Fedora provides a global configuration mechanism for all its cryptographic libraries called crypto-policies. The crypto-policies package in Fedora has a policy module that enables post-quantum cryptography called TEST-PQ.

It is already enabled in the container. You can verify this by running

update-crypto-policies --show

which will return DEFAULT:TEST-PQ. If the TEST-PQ policy module is not enabled, it can be by running

update-crypto-policies --set DEFAULT:TEST-PQ

Connecting using ML-KEM key exchange to openquantumsafe.org

To connect to openquantumsafe.org's test server using post-quantum cryptography for the key exchange, use the s_client OpenSSL command:

openssl s_client \
	-connect test.openquantumsafe.org:6041 \
	-trace

Connecting to PQC-enabled nginx webserver running in the container

An instance of the nginx webserver is configured to use post-quantum cryptography key exchange in the container and will listen on port 443.

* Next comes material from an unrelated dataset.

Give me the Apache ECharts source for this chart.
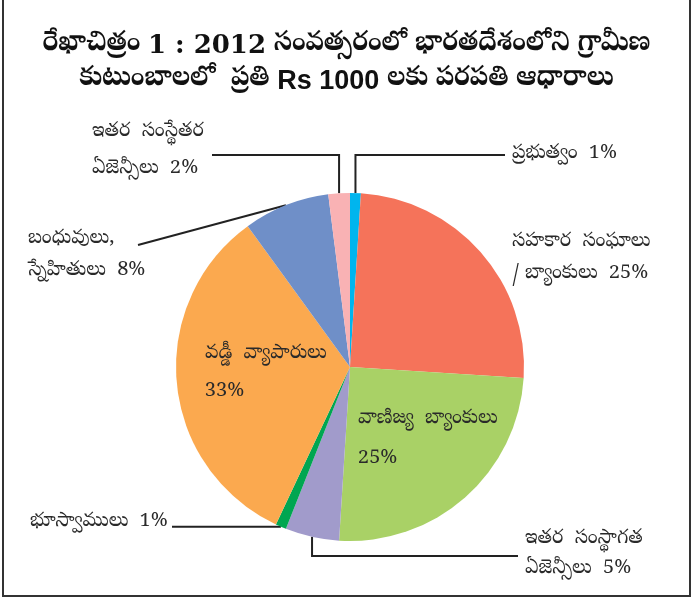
<!DOCTYPE html>
<html>
<head>
<meta charset="utf-8">
<script src="https://cdn.jsdelivr.net/npm/echarts@6/dist/echarts.min.js"></script>
<style>
  html, body { margin: 0; padding: 0; background: #fff; }
  #chart { width: 693px; height: 599px; }
</style>
</head>
<body>
<div id="chart"></div>
<script>
// sources of credit per Rs 1000, rural households, 2012 (clockwise from top)
const sources = [
  'ప్రభుత్వం',
  'సహకార  సంఘాలు\n/ బ్యాంకులు',
  'వాణిజ్య  బ్యాంకులు',
  'ఇతర  సంస్థాగత\nఏజెన్సీలు',
  'భూస్వాములు',
  'వడ్డీ  వ్యాపారులు',
  'బంధువులు,\nస్నేహితులు',
  'ఇతర  సంస్థేతర\nఏజెన్సీలు'
]
const shares = [1, 25, 25, 5, 1, 33, 8, 2]
const colors = ['#00B5EE', '#F5735A', '#A9D166', '#A19BCB', '#00A651', '#FBA94F', '#6F8FC8', '#F9B2B4']

const serif = '"Noto Serif Telugu", "Noto Sans Telugu", "Lohit Telugu", "DejaVu Serif", serif'
const LH = 32

// label anchors (left x, top y) and leader-line bends
const labelPos = [
  { x: 512, y: 155 - LH / 2, bend: s => [s, [s[0], 155], [505, 155]] },
  { x: 512, y: 243 - LH / 2 },
  { x: 358, y: 420 - 20, lh: 40 },
  { x: 525, y: 540 - 15, lh: 30, bend: s => [s, [s[0], 556], [518, 556]] },
  { x: 30, y: 523 - LH / 2, bend: s => [s, [172, s[1]]] },
  { x: 205, y: 355 - 19, lh: 38 },
  { x: 28, y: 240 - 16, lh: 32, bend: s => [s, [138, 245]] },
  { x: 92, y: 133 - 18, lh: 37, bend: s => [s, [s[0], 155], [212, 155]] }
]

const chart = echarts.init(document.getElementById('chart'), null, { renderer: 'canvas' })

chart.setOption({
  backgroundColor: '#fff',
  animation: false,
  title: {
    left: 'center',
    top: 24,
    text: '{t|రేఖాచిత్రం }{n|1 : 2012}{t| సంవత్సరంలో భారతదేశంలోని గ్రామీణ}\n{t|కుటుంబాలలో  ప్రతి }{r|Rs 1000}{t| లకు పరపతి ఆధారాలు}',
    textStyle: {
      rich: {
        t: { fontFamily: serif, fontSize: 27, fontWeight: 'bold', color: '#111', lineHeight: 35 },
        n: { fontFamily: '"DejaVu Serif", serif', fontSize: 26, fontWeight: 'bold', color: '#111', lineHeight: 35 },
        r: { fontFamily: '"Liberation Sans", Arial, sans-serif', fontSize: 27, fontWeight: 'bold', color: '#111', lineHeight: 35 }
      }
    }
  },
  graphic: [{
    type: 'rect',
    silent: true,
    shape: { x: 3, y: -4, width: 687, height: 600 },
    style: { fill: 'none', stroke: '#333', lineWidth: 2 }
  }],
  series: [{
    type: 'pie',
    center: [350, 367],
    radius: 174,
    startAngle: 90,
    clockwise: true,
    avoidLabelOverlap: false,
    data: sources.map((name, i) => ({
      name,
      value: shares[i],
      itemStyle: { color: colors[i] },
      labelLine: { show: !!labelPos[i].bend },
      label: labelPos[i].lh ? { lineHeight: labelPos[i].lh } : {}
    })),
    label: {
      show: true,
      position: 'outside',
      formatter: p => {
        const parts = p.name.split('\n')
        if (p.dataIndex === 2 || p.dataIndex === 5) return p.name + '\n' + p.value + '%'
        parts[parts.length - 1] += '  ' + p.value + '%'
        return parts.join('\n')
      },
      fontFamily: serif,
      fontSize: 20,
      color: '#2a2a2a',
      lineHeight: LH,
      align: 'left'
    },
    labelLine: {
      show: true,
      length: 20,
      length2: 20,
      lineStyle: { color: '#222', width: 2 }
    },
    labelLayout: params => {
      const pos = labelPos[params.dataIndex]
      const out = { x: pos.x, y: pos.y, align: 'left', verticalAlign: 'top' }
      if (pos.bend && params.labelLinePoints) {
        out.labelLinePoints = pos.bend(params.labelLinePoints[0])
      }
      return out
    }
  }]
})
</script>
</body>
</html>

First, you need to start it by running

/usr/sbin/nginx

Next, you can use OpenSSL's s_client to connect to it:

openssl s_client \
	-CAfile root.crt \
	-tls1_3 \
	-trace \
	-connect localhost:443

To test OpenSSL with curl, use the following command:

curl \
	--cacert root.crt \
	https://localhost/

Building the container

To build the container on your local system, you can use podman build. Make sure that your current working directory contains the Containerfile when running this.

podman build -t pq-container .

Podman prefixes the names of all locally built containers with localhost/, so to run this container after building it, use

podman run \
	--rm \
	-it \
	localhost/pq-container

Replicating the container's setup on Fedora rawhide

The setup inside of the container can also be replicated manually on any Fedora rawhide installation by following the steps below:

  1. Install the required packages:
    sudo dnf install openssl curl oqsprovider crytpo-policies-scripts sed
  2. Switch the system-wide cryptographic policy to include the TEST-PQ policy module, which enables post-quantum algorithms:
    sudo update-crypto-policies --set DEFAULT:TEST-PQ
  3. Enable the OpenSSL OQS Provider:
     sudo sed -i '/default = default_sect/a oqsprovider = oqs_sect' /etc/pki/tls/openssl.cnf
    
     sudo sed -i '/activate = 1/ {
     a [oqs_sect]
     a activate = 1
     }' /etc/pki/tls/openssl.cnf

This enables key exchange with post-quantum cryptography in TLS in both clients and servers that use OpenSSL.